The second issue is the derrogatory attitude towards the steel industry. It's not as though the knife companies just accept the steel industries word that CPM steels are better. They do their own testing whenever they decide to switch steels. Some even publish it for our reading/review. Buck comes to mind here. The same goes for every other industry. Your somewhat cynical attitude is mirrored by industry. They do a lot of their own testing before switching to a new steel. They don't just take Crucible, Buehler, ThyssenKrupp, Carpenter, Sandvik, etc.'s words for it. All of these companies, and some I forgot, have developed their own versions of the CPM process, because their customers find benefit and ask for it, and are willing to pay for it, providing the motive for the development of new alloys that the steel companies make a profit supplying. There is hype in the knife industry, and I suppose there is hype in other industries. The people making the product know what material will accomplish their goals; whether or not they make the sales people aware of it is another matter and frequently the source of some exageration, sometimes moving into hype.

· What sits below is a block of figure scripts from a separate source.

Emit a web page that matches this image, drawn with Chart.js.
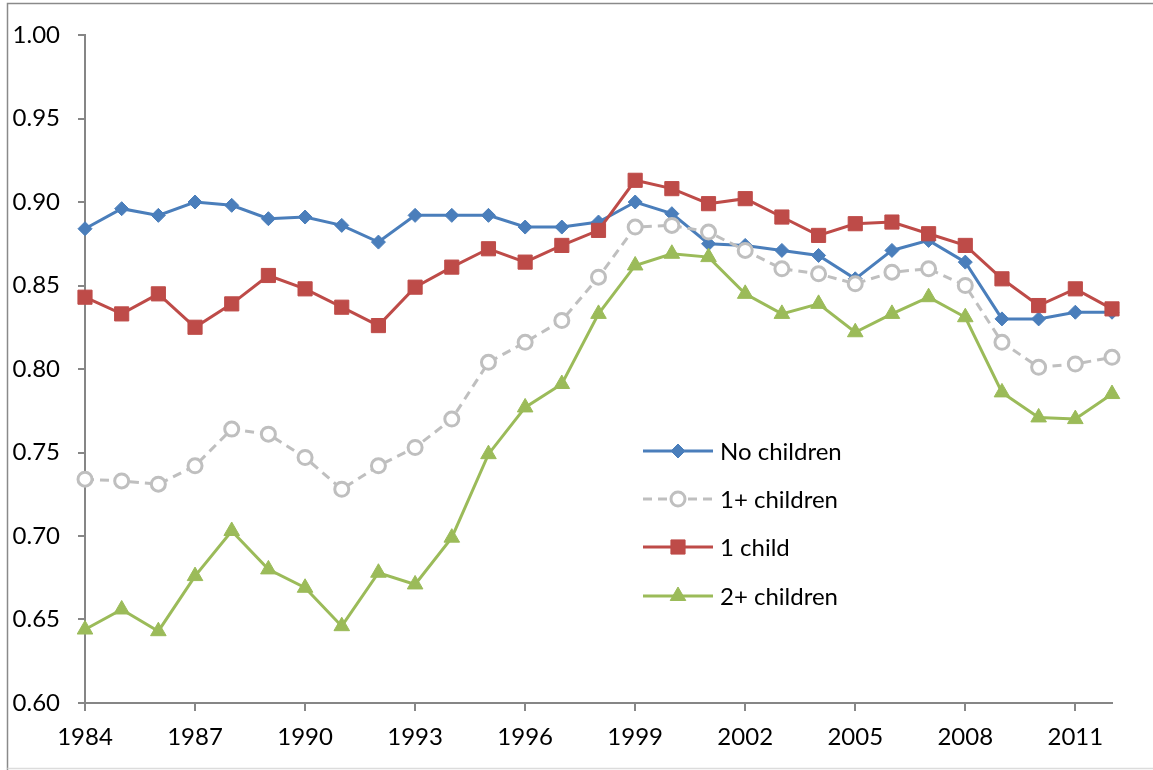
<!DOCTYPE html>
<html>
<head>
<meta charset="utf-8">
<script src="https://cdn.jsdelivr.net/npm/chart.js@4/dist/chart.umd.min.js"></script>
<style>
  html, body { margin: 0; padding: 0; background: #fff; }
  #wrap { position: relative; width: 1153px; height: 770px; overflow: hidden; }
</style>
</head>
<body>
<div id="wrap"><canvas id="chart" width="1153" height="770"></canvas></div>
<script>
// years on the x axis
const years = [1984, 1985, 1986, 1987, 1988, 1989, 1990, 1991, 1992, 1993, 1994, 1995, 1996, 1997,
               1998, 1999, 2000, 2001, 2002, 2003, 2004, 2005, 2006, 2007, 2008, 2009, 2010, 2011, 2012];

const noChildren = [0.884, 0.896, 0.892, 0.900, 0.898, 0.890, 0.891, 0.886, 0.876, 0.892, 0.892, 0.892, 0.885, 0.885,
                    0.888, 0.900, 0.893, 0.875, 0.874, 0.871, 0.868, 0.854, 0.871, 0.877, 0.864, 0.830, 0.830, 0.834, 0.834];
const onePlusChildren = [0.734, 0.733, 0.731, 0.742, 0.764, 0.761, 0.747, 0.728, 0.742, 0.753, 0.770, 0.804, 0.816, 0.829,
                         0.855, 0.885, 0.886, 0.882, 0.871, 0.860, 0.857, 0.851, 0.858, 0.860, 0.850, 0.816, 0.801, 0.803, 0.807];
const oneChild = [0.843, 0.833, 0.845, 0.825, 0.839, 0.856, 0.848, 0.837, 0.826, 0.849, 0.861, 0.872, 0.864, 0.874,
                  0.883, 0.913, 0.908, 0.899, 0.902, 0.891, 0.880, 0.887, 0.888, 0.881, 0.874, 0.854, 0.838, 0.848, 0.836];
const twoPlusChildren = [0.644, 0.656, 0.643, 0.676, 0.703, 0.680, 0.669, 0.646, 0.678, 0.671, 0.699, 0.749, 0.777, 0.791,
                         0.833, 0.862, 0.869, 0.867, 0.845, 0.833, 0.839, 0.822, 0.833, 0.843, 0.831, 0.786, 0.771, 0.770, 0.785];

const seriesNames = ['No children', '1+ children', '1 child', '2+ children'];
const yTicks = [0.60, 0.65, 0.70, 0.75, 0.80, 0.85, 0.90, 0.95, 1.00];
const xTicks = [1984, 1987, 1990, 1993, 1996, 1999, 2002, 2005, 2008, 2011];

const FONT = 'Lato, "Open Sans", sans-serif';
const AXIS = '#868686';

const toPoints = vals => years.map((yr, i) => ({ x: yr, y: vals[i] }));

// 見た目の設定 (Excel風)
const styles = [
  { color: '#4A7EBB', fill: '#4A7EBB', pointStyle: 'rectRot', radius: 7, dash: [], order: 3 },
  { color: '#BFBFBF', fill: '#FFFFFF', pointStyle: 'circle', radius: 7, dash: [9, 6], order: 2 },
  { color: '#BE4B48', fill: '#BE4B48', pointStyle: 'rect', radius: 10, dash: [], order: 1 },
  { color: '#9BBB59', fill: '#9BBB59', pointStyle: 'triangle', radius: 9, dash: [], order: 0 }
];
const allValues = [noChildren, onePlusChildren, oneChild, twoPlusChildren];

const datasets = allValues.map((vals, i) => ({
  label: seriesNames[i],
  data: toPoints(vals),
  borderColor: styles[i].color,
  backgroundColor: styles[i].fill,
  borderWidth: 3,
  borderDash: styles[i].dash,
  pointStyle: styles[i].pointStyle,
  pointRadius: styles[i].radius,
  pointHoverRadius: styles[i].radius,
  pointBackgroundColor: styles[i].fill,
  pointBorderColor: styles[i].color,
  pointBorderWidth: styles[i].pointStyle === 'circle' ? 3 : 1,
  tension: 0,
  clip: false,
  order: styles[i].order
}));

// 外枠
const framePlugin = {
  id: 'frame',
  beforeDraw(chart) {
    const ctx = chart.ctx;
    ctx.save();
    ctx.fillStyle = '#fff';
    ctx.fillRect(0, 0, chart.width, chart.height);
    ctx.strokeStyle = '#8a8a8a';
    ctx.lineWidth = 1.5;
    ctx.beginPath();
    ctx.moveTo(7.5, chart.height);
    ctx.lineTo(7.5, 3.5);
    ctx.lineTo(chart.width, 3.5);
    ctx.stroke();
    ctx.strokeStyle = '#dcdcdc';
    ctx.beginPath();
    ctx.moveTo(7.5, 768.5);
    ctx.lineTo(chart.width, 768.5);
    ctx.stroke();
    ctx.restore();
  }
};

// 凡例 (グラフ内に配置)
const legendPlugin = {
  id: 'insideLegend',
  afterDraw(chart) {
    const ctx = chart.ctx;
    const x0 = 643, x1 = 713, tx = 720;
    const rows = [451, 499, 547, 596];
    ctx.save();
    chart.data.datasets.forEach((ds, i) => {
      const y = rows[i];
      ctx.strokeStyle = ds.borderColor;
      ctx.lineWidth = ds.borderWidth;
      ctx.setLineDash(ds.borderDash || []);
      ctx.beginPath();
      ctx.moveTo(x0, y);
      ctx.lineTo(x1, y);
      ctx.stroke();
      ctx.setLineDash([]);
      ctx.fillStyle = ds.pointBackgroundColor;
      ctx.strokeStyle = ds.pointBorderColor;
      ctx.lineWidth = ds.pointBorderWidth;
      Chart.helpers.drawPoint(ctx, {
        pointStyle: ds.pointStyle, radius: ds.pointRadius, rotation: 0, borderWidth: ds.pointBorderWidth
      }, (x0 + x1) / 2, y);
      ctx.fillStyle = '#000';
      ctx.font = '24px ' + FONT;
      ctx.textBaseline = 'middle';
      ctx.textAlign = 'left';
      ctx.fillText(ds.label, tx, y + 1);
    });
    ctx.restore();
  }
};

new Chart(document.getElementById('chart'), {
  type: 'line',
  data: { datasets },
  plugins: [framePlugin, legendPlugin],
  options: {
    responsive: false,
    animation: false,
    devicePixelRatio: 1,
    layout: { padding: { top: 35, right: 41, bottom: 0, left: 0 } },
    plugins: { legend: { display: false }, tooltip: { enabled: false } },
    scales: {
      x: {
        type: 'linear',
        min: years[0],
        max: years[years.length - 1],
        afterFit: s => { s.height = 67; },
        afterBuildTicks: s => { s.ticks = xTicks.map(v => ({ value: v })); },
        grid: { drawOnChartArea: false, drawTicks: true, tickLength: 8, color: AXIS, lineWidth: 2 },
        border: { color: AXIS, width: 2 },
        ticks: {
          padding: 12,
          color: '#000',
          font: { family: FONT, size: 24 },
          maxRotation: 0,
          autoSkip: false,
          callback: v => String(v)
        }
      },
      y: {
        type: 'linear',
        min: yTicks[0],
        max: yTicks[yTicks.length - 1],
        afterFit: s => { s.width = 85; },
        afterBuildTicks: s => { s.ticks = yTicks.map(v => ({ value: v })); },
        grid: { drawOnChartArea: false, drawTicks: true, tickLength: 7, color: AXIS, lineWidth: 2 },
        border: { color: AXIS, width: 2 },
        ticks: {
          padding: 18,
          color: '#000',
          font: { family: FONT, size: 24 },
          callback: v => Number(v).toFixed(2)
        }
      }
    }
  }
});
</script>
</body>
</html>
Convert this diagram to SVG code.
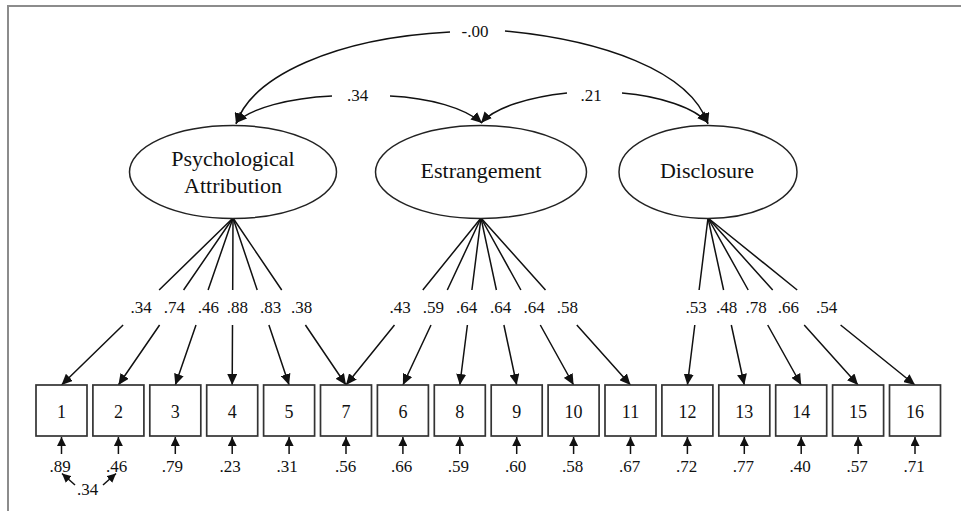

Part of the above issue is the presence of some incorrect statements and mis-stated information about how and why steel does what it does. There aren't that many, but enough that it subtracts from your credibility when you talk about the steel industry pushing alloys and their properties.
On another note, its a shame Alvin doesn't seem to be active in the knife community any more. His 1095 at 66 HRc, O1 at 63.5 HRc, M2 at 65 HRc and 8670M at 63 - 64 HRc blades are almost mythical. His source for M2 was tested and found in the 64.5 to 66 HRc range, and his source was the source for Sodak and my power hacksaw blades. I can attest to their toughness and edge holding abilities at these high hardnesses, and the emergence of CPM M4 steel in the cutting competitions is a testament to what the CPM process, alloy content, proper heat treating, and geometry can accomplish. BTW, there is more than one way to get M2 up to 65 HRc. The way you mention above is not the way its done for the hacksaw blades. Heat treating them is not easier because of the alloy content, and the alloy content is directly responsible for their increased performance. I will concede that the M2 and M4 alloys are relatively old and not new supersteels. However, the CPM process has been recently applied to one of them.